* begin Supplied data *
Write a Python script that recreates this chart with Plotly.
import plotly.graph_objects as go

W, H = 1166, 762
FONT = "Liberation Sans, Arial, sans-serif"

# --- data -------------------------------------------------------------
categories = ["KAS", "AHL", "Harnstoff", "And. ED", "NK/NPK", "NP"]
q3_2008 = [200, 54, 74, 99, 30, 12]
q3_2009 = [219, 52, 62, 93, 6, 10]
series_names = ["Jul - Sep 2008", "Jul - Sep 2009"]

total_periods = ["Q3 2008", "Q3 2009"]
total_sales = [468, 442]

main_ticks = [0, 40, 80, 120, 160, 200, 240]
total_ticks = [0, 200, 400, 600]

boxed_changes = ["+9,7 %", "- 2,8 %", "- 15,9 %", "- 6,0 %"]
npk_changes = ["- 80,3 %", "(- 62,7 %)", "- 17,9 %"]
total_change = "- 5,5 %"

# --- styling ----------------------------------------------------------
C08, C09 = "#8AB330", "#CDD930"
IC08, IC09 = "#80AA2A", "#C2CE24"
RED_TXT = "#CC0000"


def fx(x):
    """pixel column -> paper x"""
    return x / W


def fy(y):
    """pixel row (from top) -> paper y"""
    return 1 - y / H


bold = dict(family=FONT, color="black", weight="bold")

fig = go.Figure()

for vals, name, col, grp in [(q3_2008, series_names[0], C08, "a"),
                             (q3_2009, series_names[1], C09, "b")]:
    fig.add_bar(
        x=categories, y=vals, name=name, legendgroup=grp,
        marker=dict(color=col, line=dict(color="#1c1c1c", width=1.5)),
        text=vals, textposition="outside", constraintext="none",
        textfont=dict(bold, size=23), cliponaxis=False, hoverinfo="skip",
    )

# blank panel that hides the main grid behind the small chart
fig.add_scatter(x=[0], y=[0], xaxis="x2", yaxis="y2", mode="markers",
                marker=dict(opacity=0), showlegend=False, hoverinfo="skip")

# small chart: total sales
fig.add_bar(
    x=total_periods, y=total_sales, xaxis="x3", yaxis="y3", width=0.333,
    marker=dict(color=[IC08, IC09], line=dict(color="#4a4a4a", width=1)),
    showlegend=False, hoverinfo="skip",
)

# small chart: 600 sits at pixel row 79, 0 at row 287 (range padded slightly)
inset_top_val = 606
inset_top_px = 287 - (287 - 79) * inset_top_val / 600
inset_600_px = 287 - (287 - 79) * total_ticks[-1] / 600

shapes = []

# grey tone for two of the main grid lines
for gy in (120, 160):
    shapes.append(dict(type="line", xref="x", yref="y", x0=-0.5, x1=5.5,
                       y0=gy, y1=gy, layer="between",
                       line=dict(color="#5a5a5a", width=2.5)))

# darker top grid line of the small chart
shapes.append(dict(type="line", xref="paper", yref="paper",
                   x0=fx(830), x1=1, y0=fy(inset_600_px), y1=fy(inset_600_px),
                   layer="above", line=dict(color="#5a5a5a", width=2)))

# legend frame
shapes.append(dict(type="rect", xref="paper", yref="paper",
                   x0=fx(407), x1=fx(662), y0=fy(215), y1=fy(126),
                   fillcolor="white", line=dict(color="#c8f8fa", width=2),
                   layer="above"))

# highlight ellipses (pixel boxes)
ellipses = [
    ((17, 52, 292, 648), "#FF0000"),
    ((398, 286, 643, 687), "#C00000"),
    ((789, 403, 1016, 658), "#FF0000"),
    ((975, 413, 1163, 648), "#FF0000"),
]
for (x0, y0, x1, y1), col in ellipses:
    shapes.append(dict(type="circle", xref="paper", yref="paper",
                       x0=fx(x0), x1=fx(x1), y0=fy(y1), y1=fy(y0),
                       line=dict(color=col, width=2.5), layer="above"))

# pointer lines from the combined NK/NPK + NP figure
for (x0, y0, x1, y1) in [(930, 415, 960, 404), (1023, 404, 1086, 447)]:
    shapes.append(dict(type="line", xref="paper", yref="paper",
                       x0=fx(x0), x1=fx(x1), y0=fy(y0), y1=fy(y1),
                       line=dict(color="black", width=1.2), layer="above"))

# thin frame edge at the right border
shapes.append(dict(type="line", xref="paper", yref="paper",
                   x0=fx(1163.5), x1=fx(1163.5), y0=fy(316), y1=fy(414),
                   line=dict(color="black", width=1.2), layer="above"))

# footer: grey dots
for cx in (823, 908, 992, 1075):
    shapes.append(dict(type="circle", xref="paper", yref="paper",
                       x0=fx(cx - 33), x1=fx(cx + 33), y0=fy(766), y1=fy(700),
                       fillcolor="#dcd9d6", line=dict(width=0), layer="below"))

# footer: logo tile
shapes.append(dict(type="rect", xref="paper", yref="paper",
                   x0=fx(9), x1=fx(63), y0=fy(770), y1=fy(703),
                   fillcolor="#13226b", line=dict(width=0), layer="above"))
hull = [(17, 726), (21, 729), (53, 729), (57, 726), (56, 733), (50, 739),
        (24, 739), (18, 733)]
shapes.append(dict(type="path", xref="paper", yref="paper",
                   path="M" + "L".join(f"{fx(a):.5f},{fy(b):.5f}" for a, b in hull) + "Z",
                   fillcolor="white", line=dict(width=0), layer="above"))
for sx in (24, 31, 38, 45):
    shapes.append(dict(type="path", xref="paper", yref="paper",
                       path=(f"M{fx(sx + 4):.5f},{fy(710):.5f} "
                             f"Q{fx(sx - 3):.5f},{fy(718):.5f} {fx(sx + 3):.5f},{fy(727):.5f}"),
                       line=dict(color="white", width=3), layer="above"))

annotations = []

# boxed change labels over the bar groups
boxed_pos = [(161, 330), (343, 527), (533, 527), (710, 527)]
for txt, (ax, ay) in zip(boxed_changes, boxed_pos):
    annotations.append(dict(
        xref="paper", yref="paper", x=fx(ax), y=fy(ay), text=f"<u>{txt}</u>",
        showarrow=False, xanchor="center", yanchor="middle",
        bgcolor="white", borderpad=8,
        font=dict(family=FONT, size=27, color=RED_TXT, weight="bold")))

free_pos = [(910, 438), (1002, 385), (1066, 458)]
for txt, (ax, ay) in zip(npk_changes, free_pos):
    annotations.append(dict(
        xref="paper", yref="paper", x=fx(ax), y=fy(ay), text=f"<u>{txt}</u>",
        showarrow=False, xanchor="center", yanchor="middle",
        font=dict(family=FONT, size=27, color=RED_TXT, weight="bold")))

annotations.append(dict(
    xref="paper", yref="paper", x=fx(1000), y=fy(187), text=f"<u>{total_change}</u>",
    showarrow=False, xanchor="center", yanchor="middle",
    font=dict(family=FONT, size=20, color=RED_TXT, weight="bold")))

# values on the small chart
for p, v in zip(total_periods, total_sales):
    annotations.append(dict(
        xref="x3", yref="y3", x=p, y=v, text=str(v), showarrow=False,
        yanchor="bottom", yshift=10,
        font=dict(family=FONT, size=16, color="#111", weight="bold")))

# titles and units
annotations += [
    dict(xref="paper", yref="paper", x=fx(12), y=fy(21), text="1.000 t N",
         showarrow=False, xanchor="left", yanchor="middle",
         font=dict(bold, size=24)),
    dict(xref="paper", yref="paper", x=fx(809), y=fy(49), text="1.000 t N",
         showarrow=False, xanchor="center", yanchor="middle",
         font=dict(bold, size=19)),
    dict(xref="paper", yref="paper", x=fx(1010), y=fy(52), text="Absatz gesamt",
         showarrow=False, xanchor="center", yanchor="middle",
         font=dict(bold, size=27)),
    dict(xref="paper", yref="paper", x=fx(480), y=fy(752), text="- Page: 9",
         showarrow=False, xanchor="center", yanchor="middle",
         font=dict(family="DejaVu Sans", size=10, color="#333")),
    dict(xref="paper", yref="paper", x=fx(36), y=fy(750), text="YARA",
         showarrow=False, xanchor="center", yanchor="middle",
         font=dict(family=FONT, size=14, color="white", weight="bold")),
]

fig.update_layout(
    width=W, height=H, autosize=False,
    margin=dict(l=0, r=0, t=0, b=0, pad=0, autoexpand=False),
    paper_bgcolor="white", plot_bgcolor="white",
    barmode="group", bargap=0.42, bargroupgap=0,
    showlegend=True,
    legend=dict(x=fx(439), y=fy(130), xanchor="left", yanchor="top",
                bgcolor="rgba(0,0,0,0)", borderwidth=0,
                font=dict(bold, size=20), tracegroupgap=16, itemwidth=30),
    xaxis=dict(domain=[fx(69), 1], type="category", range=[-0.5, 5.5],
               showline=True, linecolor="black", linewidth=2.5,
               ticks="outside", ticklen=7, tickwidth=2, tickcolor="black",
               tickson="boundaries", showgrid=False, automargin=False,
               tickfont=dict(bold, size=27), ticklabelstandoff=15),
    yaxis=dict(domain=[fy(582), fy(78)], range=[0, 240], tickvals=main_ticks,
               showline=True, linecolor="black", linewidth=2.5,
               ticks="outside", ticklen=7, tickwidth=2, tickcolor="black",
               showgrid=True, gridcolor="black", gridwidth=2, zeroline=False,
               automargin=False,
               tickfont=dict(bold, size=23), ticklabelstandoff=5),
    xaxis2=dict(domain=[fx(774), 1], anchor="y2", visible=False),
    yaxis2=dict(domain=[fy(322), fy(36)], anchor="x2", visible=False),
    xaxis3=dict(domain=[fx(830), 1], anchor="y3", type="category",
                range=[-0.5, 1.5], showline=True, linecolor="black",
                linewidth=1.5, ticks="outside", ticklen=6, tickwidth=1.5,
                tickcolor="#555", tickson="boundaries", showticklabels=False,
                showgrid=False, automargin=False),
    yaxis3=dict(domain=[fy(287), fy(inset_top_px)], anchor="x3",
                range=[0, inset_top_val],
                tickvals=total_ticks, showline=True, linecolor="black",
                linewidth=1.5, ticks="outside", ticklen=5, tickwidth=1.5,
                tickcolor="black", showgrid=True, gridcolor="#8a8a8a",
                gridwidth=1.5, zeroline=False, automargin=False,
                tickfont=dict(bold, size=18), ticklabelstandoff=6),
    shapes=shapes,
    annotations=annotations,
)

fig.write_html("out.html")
* end Supplied data *
> [What you are asked to do]: Pull out each line of the listing that holds the string "chart".

> [The output]:
Write a Python script that recreates this chart with Plotly.
# blank panel that hides the main grid behind the small chart
# small chart: total sales
# small chart: 600 sits at pixel row 79, 0 at row 287 (range padded slightly)
# darker top grid line of the small chart
# values on the small chart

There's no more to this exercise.